In August, Leonard Cohen wrote to his dying muse Marianne Ihlen: “I think I will follow you very soon. Know that I am so close behind you that if you stretch out your hand, I think you can reach mine.” Last week, at 82, he followed her into a place beyond death. His music, and his myth, will long survive his passing.
Cohen’s latest album You Want It Darker – his best for years – focuses partly on his readiness for death. The title track begins:
If you are the dealer, I’m out of the game If you are the healer, it means I’m broken and lame If thine is the glory then mine must be the shame You want it darker We kill the flame
The song ends simply: “Hineni, hineni [Here I am] / I’m ready, my Lord.” The background singing is from the choir of the Montreal synagogue where he grew up; he came from a family of Jewish scholars. The words of the chorus, “Magnified and sanctified / Be thy Holy Name”, are from the Kaddish, the prayer for mourners.

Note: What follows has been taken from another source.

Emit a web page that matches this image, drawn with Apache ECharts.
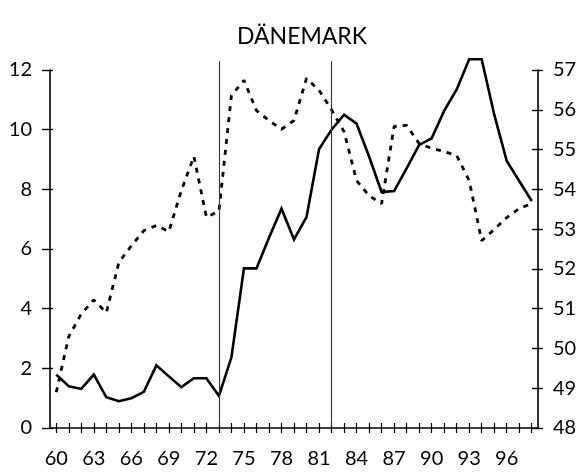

Cohen is the closest of all modern poets and songwriters to the medieval troubadours, in that he writes about sex and spirituality – two of the strongest urges we know – in the same song, sometimes in the same lines. His encounters not just with muses Marianne and Suzanne Verdal, but also with many of the great female singers of the 20th century, including Joni Mitchell, Nico and Janis Joplin, are well known.
So is his deep spiritual quest. His Jewish heritage is clear in Story of Isaac, Who by Fire, his version of the Yom Kippur prayer, and his most covered song, Hallelujah. In one of his most haunting songs, If It Be Your Will, he offers his voice, and its silencing, to God.
One song on the new album seems to echo this, ending:
I better hold my tongue I better take my place Lift this glass of blood Try to say the grace.
As Cohen grew older and his voice (unbelievably) even deeper, his thoughts became deeper too. You Want It Darker is a meditation on life and love and loss and leaving and death. And it’s beautiful.